Click to navigate the mermaid diagram on GitHub.

flowchart TD
  hook_fired([restore Hook]) --> has_user_provided_backup_id{Has user provided\na backup id?}
  has_user_provided_backup_id -- no --> fail_action([fail action])
  has_user_provided_backup_id -- yes --> is_workload_container_accessible{Is workload\ncontainer accessible?}
  is_workload_container_accessible -- no --> fail_action
  is_workload_container_accessible -- yes --> is_blocked{Is unit in\nblocked state?}
  is_blocked -- yes --> fail_action
  is_blocked -- no --> is_single_unit_cluster{Is single\nunit cluster?}
  is_single_unit_cluster -- no --> fail_action
  is_single_unit_cluster -- yes --> is_leader{Is current\nunit leader?} 
  is_leader -- no --> fail_action
  is_leader -- yes -->  is_backup_id_valid{Is backup id\nvalid?}
  is_backup_id_valid -- no --> fail_action
  is_backup_id_valid -- yes --> set_maintenance[Set Maintenance Status]

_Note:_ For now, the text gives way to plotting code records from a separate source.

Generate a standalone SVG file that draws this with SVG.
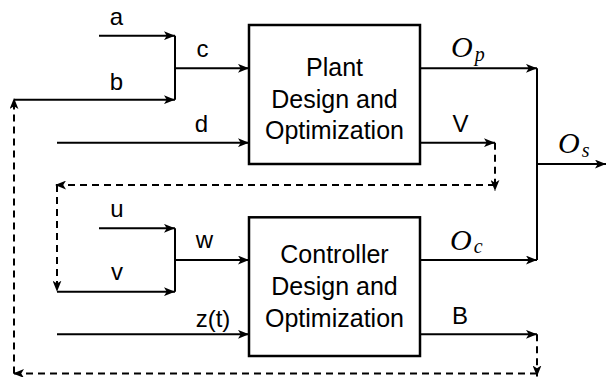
<svg xmlns="http://www.w3.org/2000/svg" width="607" height="377" viewBox="0 0 607 377">
  <style>
    .box { fill: #ffffff; stroke: #000000; stroke-width: 2.5; }
    .wire { fill: none; stroke: #000000; stroke-width: 2; }
    .dash { fill: none; stroke: #000000; stroke-width: 2; stroke-dasharray: 7 5; }
    .btxt { font-family: "Liberation Sans", Arial, sans-serif; font-size: 25px; fill: #000000; text-anchor: middle; }
    .lbl { font-family: "Liberation Sans", Arial, sans-serif; font-size: 24px; fill: #000000; text-anchor: middle; }
    .math { font-family: "Liberation Serif", "Times New Roman", serif; font-style: italic; fill: #000000; }
  </style>
  <defs>
    <marker id="arrow" viewBox="0 0 10 8" refX="10" refY="4" markerWidth="11" markerHeight="9" markerUnits="userSpaceOnUse" orient="auto">
      <path d="M0,0 L10,4 L0,8 L2.5,4 Z" fill="#000000"/>
    </marker>
  </defs>

  <rect width="607" height="377" fill="#ffffff"/>

  <!-- connectors -->
  <g id="connectors">
    <path class="wire" d="M99,35.7 H175" marker-end="url(#arrow)"/>
    <path class="wire" d="M14,99.7 H175" marker-end="url(#arrow)"/>
    <path class="wire" d="M175,35.7 V99.7"/>
    <path class="wire" d="M175,68.3 H249" marker-end="url(#arrow)"/>
    <path class="wire" d="M57,142.7 H249" marker-end="url(#arrow)"/>

    <path class="wire" d="M420,68.3 H537" marker-end="url(#arrow)"/>
    <path class="wire" d="M537,68.3 V260"/>
    <path class="wire" d="M537,164 H606" marker-end="url(#arrow)"/>
    <path class="wire" d="M420,142.7 H495" marker-end="url(#arrow)"/>

    <path class="wire" d="M99,228.3 H175" marker-end="url(#arrow)"/>
    <path class="wire" d="M57,291.7 H175" marker-end="url(#arrow)"/>
    <path class="wire" d="M175,228.3 V291.7"/>
    <path class="wire" d="M175,260 H249" marker-end="url(#arrow)"/>
    <path class="wire" d="M57,334.3 H249" marker-end="url(#arrow)"/>

    <path class="wire" d="M420,260 H537" marker-end="url(#arrow)"/>
    <path class="wire" d="M420,334.3 H537" marker-end="url(#arrow)"/>

    <!-- feedback paths -->
    <path class="dash" d="M495,142.7 V191" marker-end="url(#arrow)"/>
    <path class="dash" d="M495,185 H55" marker-end="url(#arrow)"/>
    <path class="dash" d="M57,185 V291.7" marker-end="url(#arrow)"/>
    <path class="dash" d="M537,334.3 V376.5" marker-end="url(#arrow)"/>
    <path class="dash" d="M537,373.5 H13" marker-end="url(#arrow)"/>
    <path class="dash" d="M14,373.5 V98" marker-end="url(#arrow)"/>
  </g>

  <g id="plant">
    <rect class="box" x="249" y="25" width="171" height="139"/>
    <text class="btxt" x="334.5" y="76">Plant</text>
    <text class="btxt" x="334.5" y="107.5">Design and</text>
    <text class="btxt" x="334.5" y="139">Optimization</text>
  </g>

  <g id="controller">
    <rect class="box" x="249" y="217.3" width="171" height="138.7"/>
    <text class="btxt" x="334.5" y="263">Controller</text>
    <text class="btxt" x="334.5" y="294.5">Design and</text>
    <text class="btxt" x="334.5" y="326.5">Optimization</text>
  </g>

  <!-- signal labels -->
  <g id="labels">
    <text class="lbl" x="116.5" y="25">a</text>
    <text class="lbl" x="202.5" y="57">c</text>
    <text class="lbl" x="116.5" y="90">b</text>
    <text class="lbl" x="201.5" y="131.7">d</text>
    <text class="lbl" x="460.5" y="131.7">V</text>
    <text class="lbl" x="117" y="216.7">u</text>
    <text class="lbl" x="204.5" y="248">w</text>
    <text class="lbl" x="117" y="280">v</text>
    <text class="lbl" x="213" y="326.7">z(t)</text>
    <text class="lbl" x="460" y="324">B</text>

    <text class="math" x="451" y="56.5" font-size="30">O<tspan font-size="20" dx="2" dy="4">p</tspan></text>
    <text class="math" x="450" y="249.5" font-size="30">O<tspan font-size="20" dx="2" dy="3">c</tspan></text>
    <text class="math" x="558" y="152.5" font-size="30">O<tspan font-size="20" dx="2" dy="4">s</tspan></text>
  </g>
</svg>
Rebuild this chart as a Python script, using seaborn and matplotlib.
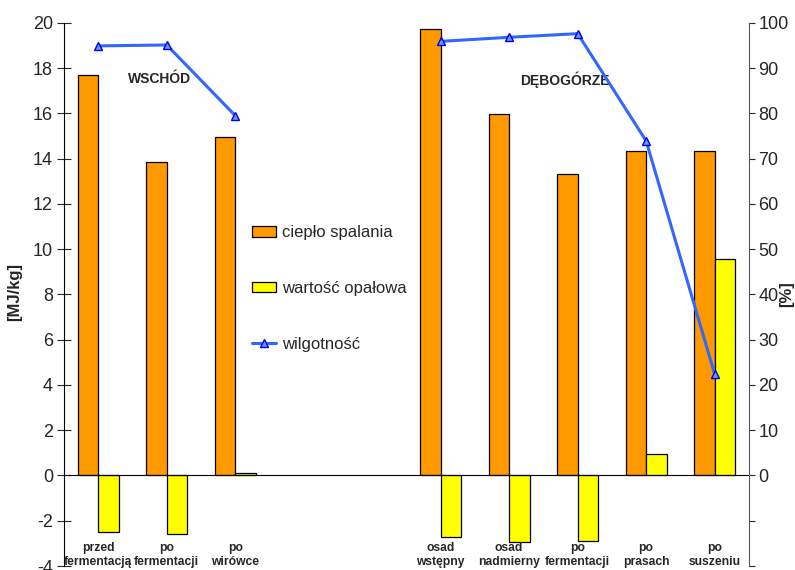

  set_maintenance --> has_database_stopped{Has database\nstopped?}
  has_database_stopped -- no --> fail_action
  has_database_stopped -- yes --> was_previous_cluster_info_removed{Was previous cluster\ninfo removed?}
  was_previous_cluster_info_removed -- no --> start_database_again[Start database again]
  start_database_again --> fail_action
  was_previous_cluster_info_removed -- yes --> was_data_directory_emptied{Was the data\ndirectory emptied?}
  was_data_directory_emptied --> no --> start_database_again
  was_data_directory_emptied --> yes --> configure_restore[Configure Patroni to restore the backup]
  configure_restore --> start_database[Start the database]
  start_database --> finish_action[restore started]

The unit status becomes Active or Blocked after a, respectively, successful or failed restore is detected in the update status hook.